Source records
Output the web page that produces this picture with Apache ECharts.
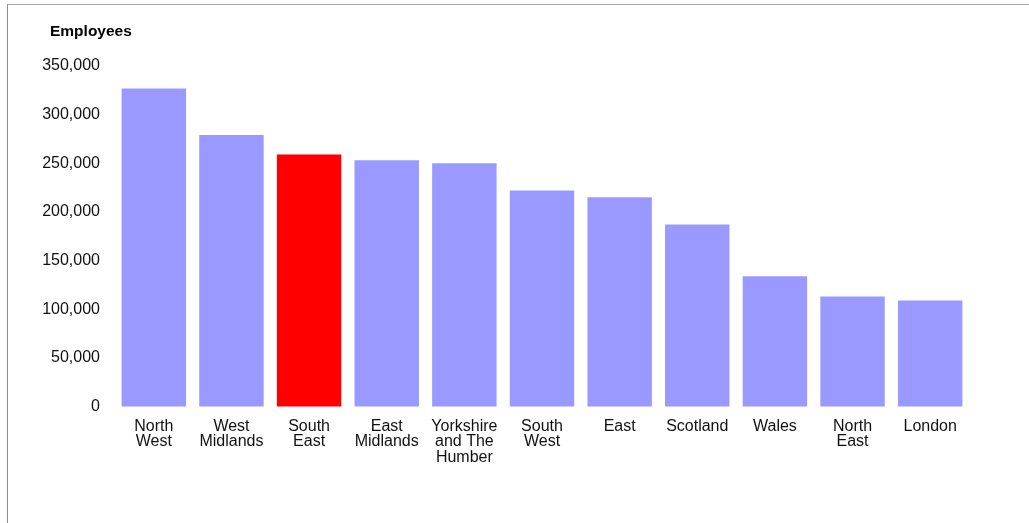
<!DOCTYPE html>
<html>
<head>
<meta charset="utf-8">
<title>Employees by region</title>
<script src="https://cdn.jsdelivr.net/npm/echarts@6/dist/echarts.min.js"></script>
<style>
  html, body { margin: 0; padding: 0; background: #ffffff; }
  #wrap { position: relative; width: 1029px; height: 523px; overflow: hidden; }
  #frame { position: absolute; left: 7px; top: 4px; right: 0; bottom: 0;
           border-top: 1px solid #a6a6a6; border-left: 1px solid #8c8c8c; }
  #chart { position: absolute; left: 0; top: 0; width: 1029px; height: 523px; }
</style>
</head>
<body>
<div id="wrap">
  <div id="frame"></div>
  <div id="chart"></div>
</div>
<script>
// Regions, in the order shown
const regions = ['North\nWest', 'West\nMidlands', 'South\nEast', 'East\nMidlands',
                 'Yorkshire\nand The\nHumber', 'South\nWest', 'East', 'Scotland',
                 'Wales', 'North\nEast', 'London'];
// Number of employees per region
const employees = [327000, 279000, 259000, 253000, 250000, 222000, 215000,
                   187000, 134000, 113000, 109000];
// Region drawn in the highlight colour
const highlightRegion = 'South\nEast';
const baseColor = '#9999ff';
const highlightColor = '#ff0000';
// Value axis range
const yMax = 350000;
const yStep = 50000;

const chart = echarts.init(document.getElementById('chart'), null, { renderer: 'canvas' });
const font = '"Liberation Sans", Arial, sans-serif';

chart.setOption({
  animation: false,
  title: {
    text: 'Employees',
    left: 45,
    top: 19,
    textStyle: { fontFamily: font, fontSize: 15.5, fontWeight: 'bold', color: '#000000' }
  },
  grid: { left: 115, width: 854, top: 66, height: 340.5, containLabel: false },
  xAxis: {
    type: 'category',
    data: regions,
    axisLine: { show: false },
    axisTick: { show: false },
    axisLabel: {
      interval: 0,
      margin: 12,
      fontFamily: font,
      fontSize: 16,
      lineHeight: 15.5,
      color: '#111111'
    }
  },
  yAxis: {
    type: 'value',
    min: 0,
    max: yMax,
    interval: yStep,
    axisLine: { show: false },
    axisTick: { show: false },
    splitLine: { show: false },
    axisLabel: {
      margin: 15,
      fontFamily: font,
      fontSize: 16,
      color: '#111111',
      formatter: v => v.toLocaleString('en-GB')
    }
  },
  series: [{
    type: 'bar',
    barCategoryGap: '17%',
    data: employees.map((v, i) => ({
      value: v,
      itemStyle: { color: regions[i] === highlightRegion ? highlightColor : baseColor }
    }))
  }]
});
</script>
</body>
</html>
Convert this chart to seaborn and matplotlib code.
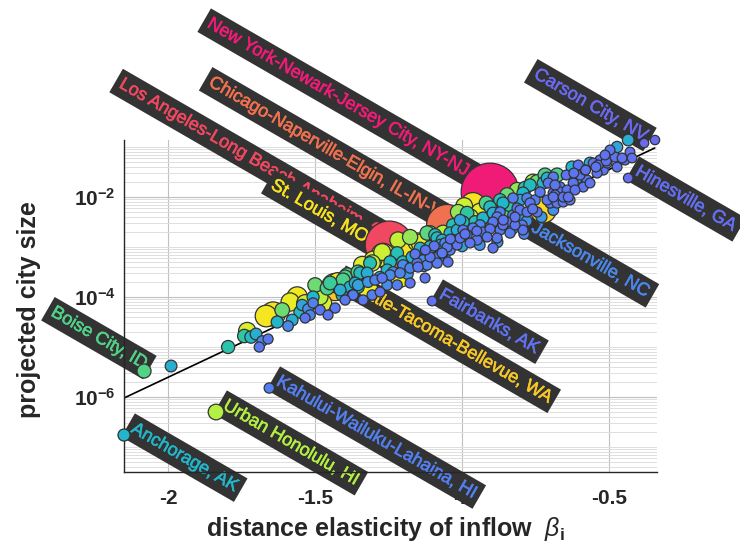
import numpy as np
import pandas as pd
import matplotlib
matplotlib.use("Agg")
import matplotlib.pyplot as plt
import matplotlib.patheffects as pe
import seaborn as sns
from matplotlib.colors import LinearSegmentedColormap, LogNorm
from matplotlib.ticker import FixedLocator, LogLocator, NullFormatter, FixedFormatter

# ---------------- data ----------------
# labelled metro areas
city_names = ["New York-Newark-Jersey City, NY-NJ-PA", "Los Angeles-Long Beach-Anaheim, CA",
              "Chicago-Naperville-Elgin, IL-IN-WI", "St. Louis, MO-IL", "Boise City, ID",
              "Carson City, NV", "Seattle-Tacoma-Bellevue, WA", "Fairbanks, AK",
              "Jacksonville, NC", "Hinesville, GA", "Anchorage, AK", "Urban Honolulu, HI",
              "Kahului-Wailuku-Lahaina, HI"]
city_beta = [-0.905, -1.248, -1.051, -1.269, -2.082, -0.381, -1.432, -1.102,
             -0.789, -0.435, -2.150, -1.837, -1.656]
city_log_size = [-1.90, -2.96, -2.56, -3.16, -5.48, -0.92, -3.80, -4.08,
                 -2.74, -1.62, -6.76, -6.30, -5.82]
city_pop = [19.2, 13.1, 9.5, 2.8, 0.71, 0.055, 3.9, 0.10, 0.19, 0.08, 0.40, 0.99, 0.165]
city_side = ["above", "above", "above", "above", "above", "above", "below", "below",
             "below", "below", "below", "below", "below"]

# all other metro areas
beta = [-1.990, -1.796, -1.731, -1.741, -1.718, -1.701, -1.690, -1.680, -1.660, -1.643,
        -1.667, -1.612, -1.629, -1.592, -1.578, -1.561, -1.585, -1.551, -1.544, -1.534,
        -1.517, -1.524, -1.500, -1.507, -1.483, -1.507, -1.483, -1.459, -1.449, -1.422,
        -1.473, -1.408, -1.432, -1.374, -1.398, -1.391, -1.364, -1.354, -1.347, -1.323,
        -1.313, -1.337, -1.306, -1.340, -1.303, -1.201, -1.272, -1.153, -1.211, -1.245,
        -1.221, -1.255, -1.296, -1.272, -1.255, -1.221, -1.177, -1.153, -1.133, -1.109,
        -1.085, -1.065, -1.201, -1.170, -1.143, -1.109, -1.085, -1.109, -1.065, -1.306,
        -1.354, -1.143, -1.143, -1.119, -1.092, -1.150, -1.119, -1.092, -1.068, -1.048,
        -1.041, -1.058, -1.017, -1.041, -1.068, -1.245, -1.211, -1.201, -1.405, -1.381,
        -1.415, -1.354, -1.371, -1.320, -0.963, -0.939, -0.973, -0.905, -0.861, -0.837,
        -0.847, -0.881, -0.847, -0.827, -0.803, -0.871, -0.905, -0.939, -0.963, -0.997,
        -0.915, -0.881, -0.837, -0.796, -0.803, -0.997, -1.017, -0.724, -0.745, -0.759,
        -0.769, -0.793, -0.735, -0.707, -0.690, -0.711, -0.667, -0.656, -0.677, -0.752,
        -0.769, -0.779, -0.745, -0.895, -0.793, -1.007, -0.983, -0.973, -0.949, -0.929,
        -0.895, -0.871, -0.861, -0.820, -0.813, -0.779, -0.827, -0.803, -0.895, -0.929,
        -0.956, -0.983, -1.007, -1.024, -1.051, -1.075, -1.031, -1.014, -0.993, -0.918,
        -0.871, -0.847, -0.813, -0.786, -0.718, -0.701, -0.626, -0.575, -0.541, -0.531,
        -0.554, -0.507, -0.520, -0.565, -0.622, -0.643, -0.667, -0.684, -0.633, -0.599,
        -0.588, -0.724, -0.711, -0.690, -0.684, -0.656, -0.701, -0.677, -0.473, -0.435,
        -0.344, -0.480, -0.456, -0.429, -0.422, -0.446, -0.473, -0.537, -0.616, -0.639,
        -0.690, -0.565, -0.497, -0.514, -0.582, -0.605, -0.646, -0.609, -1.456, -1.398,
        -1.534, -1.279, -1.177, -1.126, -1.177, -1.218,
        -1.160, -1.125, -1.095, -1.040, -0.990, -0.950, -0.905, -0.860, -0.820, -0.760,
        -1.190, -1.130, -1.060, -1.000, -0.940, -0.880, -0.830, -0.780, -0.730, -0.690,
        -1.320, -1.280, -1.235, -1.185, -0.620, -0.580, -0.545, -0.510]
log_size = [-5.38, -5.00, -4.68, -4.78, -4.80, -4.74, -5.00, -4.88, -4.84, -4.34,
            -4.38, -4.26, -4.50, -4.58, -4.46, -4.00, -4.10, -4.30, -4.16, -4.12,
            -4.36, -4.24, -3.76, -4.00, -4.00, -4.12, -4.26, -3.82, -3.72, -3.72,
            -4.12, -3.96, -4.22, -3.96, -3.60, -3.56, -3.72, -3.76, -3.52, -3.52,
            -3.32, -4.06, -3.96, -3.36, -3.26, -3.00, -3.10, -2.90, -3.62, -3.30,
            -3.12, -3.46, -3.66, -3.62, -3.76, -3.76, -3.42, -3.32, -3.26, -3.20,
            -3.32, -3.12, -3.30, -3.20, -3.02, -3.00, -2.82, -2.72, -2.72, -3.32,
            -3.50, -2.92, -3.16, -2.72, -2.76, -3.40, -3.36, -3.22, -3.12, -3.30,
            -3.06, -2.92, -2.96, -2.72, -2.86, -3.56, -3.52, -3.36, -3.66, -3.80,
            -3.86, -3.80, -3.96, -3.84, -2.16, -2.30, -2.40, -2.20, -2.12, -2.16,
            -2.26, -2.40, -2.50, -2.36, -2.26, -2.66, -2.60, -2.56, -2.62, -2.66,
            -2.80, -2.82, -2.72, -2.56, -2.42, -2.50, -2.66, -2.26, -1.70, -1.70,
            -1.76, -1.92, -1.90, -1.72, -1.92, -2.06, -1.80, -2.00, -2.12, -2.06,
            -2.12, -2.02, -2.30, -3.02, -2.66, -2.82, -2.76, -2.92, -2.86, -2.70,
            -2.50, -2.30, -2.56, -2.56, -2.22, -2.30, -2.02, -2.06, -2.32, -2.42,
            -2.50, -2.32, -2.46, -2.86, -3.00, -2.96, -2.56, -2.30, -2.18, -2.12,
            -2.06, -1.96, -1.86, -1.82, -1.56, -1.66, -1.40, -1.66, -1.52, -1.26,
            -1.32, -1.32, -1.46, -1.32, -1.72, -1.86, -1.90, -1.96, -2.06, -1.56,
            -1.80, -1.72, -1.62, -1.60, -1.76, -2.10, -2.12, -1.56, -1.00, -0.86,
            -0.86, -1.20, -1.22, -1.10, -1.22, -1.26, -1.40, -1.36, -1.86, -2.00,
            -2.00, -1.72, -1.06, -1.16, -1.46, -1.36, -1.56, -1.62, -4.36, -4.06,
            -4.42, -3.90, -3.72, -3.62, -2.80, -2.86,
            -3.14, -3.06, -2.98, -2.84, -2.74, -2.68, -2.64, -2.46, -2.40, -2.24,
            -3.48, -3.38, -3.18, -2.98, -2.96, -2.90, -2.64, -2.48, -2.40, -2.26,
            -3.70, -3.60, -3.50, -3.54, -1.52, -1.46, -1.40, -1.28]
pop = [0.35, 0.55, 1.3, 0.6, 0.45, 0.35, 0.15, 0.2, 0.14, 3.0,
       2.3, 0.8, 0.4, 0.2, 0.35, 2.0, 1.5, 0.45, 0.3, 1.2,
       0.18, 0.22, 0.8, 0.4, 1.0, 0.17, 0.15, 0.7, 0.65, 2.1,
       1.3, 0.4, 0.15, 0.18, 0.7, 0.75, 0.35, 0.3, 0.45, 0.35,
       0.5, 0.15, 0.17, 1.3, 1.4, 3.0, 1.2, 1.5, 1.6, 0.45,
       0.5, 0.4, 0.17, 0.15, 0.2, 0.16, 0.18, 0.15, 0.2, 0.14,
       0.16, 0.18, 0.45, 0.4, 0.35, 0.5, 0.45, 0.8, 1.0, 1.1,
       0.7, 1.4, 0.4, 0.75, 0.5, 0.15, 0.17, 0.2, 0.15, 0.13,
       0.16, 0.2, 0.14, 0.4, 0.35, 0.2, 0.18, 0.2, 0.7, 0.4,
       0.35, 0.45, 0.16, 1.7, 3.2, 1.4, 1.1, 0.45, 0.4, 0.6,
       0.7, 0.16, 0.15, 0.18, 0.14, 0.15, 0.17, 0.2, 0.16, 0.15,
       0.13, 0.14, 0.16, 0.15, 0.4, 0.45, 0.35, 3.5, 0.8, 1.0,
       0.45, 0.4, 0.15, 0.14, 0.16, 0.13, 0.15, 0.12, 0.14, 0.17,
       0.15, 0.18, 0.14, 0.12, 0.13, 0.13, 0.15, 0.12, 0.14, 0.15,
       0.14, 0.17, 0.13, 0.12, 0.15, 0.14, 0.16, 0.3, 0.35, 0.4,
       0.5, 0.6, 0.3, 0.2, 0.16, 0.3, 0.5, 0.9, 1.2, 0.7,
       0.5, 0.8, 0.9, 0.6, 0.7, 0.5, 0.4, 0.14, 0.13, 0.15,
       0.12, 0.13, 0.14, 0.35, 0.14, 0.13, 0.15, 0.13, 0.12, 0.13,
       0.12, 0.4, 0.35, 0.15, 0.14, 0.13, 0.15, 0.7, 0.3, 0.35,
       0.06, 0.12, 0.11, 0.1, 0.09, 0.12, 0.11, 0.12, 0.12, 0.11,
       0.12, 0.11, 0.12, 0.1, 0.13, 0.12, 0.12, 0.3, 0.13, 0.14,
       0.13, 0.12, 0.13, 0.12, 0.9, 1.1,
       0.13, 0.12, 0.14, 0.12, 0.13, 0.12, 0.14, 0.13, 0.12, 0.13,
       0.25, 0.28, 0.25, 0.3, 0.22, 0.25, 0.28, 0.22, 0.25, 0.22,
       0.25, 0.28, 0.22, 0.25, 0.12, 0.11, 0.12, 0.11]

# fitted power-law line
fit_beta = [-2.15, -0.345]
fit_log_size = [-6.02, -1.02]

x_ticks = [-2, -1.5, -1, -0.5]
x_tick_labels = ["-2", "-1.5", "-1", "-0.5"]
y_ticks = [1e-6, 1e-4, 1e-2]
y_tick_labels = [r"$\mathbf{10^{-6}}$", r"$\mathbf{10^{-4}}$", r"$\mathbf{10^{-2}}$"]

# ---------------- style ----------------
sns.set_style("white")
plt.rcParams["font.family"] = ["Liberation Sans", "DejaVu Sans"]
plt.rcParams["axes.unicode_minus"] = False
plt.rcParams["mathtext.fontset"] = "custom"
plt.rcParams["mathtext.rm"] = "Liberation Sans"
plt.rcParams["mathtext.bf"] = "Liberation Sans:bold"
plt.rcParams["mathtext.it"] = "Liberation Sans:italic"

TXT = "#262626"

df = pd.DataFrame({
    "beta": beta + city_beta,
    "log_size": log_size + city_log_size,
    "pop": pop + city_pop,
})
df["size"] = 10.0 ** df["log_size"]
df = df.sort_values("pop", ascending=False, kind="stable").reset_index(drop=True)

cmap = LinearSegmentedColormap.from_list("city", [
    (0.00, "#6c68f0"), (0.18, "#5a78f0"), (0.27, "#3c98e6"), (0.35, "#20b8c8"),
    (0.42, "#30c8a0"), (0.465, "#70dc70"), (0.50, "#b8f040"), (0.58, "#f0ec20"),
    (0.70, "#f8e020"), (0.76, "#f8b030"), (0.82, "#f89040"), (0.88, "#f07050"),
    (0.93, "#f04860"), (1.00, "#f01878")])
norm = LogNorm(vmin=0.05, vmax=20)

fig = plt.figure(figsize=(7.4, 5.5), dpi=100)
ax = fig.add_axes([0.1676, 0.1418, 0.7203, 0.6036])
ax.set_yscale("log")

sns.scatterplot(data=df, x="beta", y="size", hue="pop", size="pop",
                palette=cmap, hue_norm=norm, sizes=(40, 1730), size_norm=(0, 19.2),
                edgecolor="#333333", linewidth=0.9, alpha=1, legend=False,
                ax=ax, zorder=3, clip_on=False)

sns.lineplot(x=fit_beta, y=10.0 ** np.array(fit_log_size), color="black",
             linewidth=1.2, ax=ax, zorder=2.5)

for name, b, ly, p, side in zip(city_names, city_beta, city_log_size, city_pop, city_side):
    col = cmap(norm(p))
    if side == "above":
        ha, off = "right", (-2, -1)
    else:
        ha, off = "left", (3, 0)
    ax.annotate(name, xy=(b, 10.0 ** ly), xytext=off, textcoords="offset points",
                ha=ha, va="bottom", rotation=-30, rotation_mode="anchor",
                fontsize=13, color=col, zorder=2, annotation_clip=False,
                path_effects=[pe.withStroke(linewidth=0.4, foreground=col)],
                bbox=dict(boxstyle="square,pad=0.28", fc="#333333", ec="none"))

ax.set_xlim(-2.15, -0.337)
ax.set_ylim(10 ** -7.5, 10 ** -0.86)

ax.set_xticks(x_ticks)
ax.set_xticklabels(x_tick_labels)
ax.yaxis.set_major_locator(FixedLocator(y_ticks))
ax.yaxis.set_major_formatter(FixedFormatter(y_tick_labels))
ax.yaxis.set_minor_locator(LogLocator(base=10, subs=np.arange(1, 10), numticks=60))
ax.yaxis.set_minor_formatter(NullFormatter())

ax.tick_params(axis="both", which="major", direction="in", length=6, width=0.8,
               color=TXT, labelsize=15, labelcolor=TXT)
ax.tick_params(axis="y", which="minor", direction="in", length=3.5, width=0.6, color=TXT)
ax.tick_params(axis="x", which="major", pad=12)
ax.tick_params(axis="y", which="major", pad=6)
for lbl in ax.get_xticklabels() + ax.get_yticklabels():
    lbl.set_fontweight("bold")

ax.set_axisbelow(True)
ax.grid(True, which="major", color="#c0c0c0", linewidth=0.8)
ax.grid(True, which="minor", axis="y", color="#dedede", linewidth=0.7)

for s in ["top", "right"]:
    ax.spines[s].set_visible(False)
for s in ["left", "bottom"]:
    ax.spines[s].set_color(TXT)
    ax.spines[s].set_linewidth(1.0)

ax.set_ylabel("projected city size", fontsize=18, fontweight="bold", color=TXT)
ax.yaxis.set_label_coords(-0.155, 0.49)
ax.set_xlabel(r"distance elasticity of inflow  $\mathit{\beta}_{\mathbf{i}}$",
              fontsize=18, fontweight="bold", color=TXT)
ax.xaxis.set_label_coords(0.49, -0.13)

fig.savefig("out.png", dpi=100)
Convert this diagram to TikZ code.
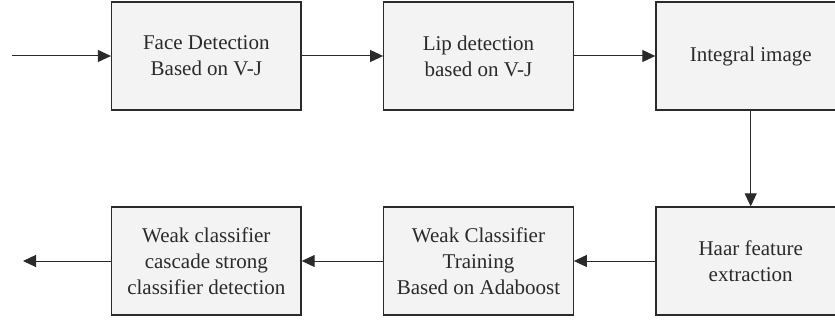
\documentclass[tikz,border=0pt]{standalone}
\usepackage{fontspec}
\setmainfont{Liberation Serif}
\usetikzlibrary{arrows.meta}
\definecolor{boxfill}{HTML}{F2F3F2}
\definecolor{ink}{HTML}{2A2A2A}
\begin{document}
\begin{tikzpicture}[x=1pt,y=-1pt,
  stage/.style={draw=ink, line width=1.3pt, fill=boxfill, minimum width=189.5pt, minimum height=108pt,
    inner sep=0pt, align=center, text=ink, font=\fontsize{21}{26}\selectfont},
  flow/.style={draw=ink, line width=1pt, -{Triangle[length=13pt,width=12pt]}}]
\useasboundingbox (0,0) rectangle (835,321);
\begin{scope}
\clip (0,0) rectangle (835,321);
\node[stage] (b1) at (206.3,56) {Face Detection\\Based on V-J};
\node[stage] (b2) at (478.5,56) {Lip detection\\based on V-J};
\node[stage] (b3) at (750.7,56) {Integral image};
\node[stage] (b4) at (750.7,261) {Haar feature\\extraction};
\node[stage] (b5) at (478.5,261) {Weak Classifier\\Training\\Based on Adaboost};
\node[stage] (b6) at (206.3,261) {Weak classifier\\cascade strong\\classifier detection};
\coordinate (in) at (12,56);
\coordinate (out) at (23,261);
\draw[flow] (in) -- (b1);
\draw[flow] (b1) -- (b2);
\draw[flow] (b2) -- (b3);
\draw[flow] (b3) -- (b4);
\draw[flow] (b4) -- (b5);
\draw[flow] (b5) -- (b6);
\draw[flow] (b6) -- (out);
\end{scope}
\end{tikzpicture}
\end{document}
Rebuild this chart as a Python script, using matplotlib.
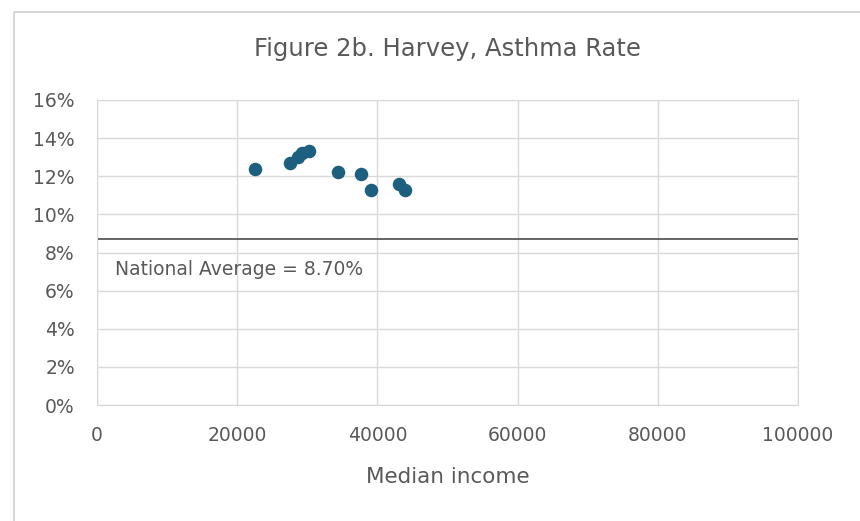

## Aim
Quote precisely the lines of the data from the line containing "Convert this diagram to TikZ code." through its final line, both included, excluding pictures.

## Solution
Convert this diagram to TikZ code.
\documentclass[tikz,border=0pt]{standalone}
\usepackage{fontspec}
\setmainfont{Liberation Serif}
\usetikzlibrary{arrows.meta}
\definecolor{boxfill}{HTML}{F2F3F2}
\definecolor{ink}{HTML}{2A2A2A}
\begin{document}
\begin{tikzpicture}[x=1pt,y=-1pt,
  stage/.style={draw=ink, line width=1.3pt, fill=boxfill, minimum width=189.5pt, minimum height=108pt,
    inner sep=0pt, align=center, text=ink, font=\fontsize{21}{26}\selectfont},
  flow/.style={draw=ink, line width=1pt, -{Triangle[length=13pt,width=12pt]}}]
\useasboundingbox (0,0) rectangle (835,321);
\begin{scope}
\clip (0,0) rectangle (835,321);
\node[stage] (b1) at (206.3,56) {Face Detection\\Based on V-J};
\node[stage] (b2) at (478.5,56) {Lip detection\\based on V-J};
\node[stage] (b3) at (750.7,56) {Integral image};
\node[stage] (b4) at (750.7,261) {Haar feature\\extraction};
\node[stage] (b5) at (478.5,261) {Weak Classifier\\Training\\Based on Adaboost};
\node[stage] (b6) at (206.3,261) {Weak classifier\\cascade strong\\classifier detection};
\coordinate (in) at (12,56);
\coordinate (out) at (23,261);
\draw[flow] (in) -- (b1);
\draw[flow] (b1) -- (b2);
\draw[flow] (b2) -- (b3);
\draw[flow] (b3) -- (b4);
\draw[flow] (b4) -- (b5);
\draw[flow] (b5) -- (b6);
\draw[flow] (b6) -- (out);
\end{scope}
\end{tikzpicture}
\end{document}
Rebuild this chart as a Python script, using matplotlib.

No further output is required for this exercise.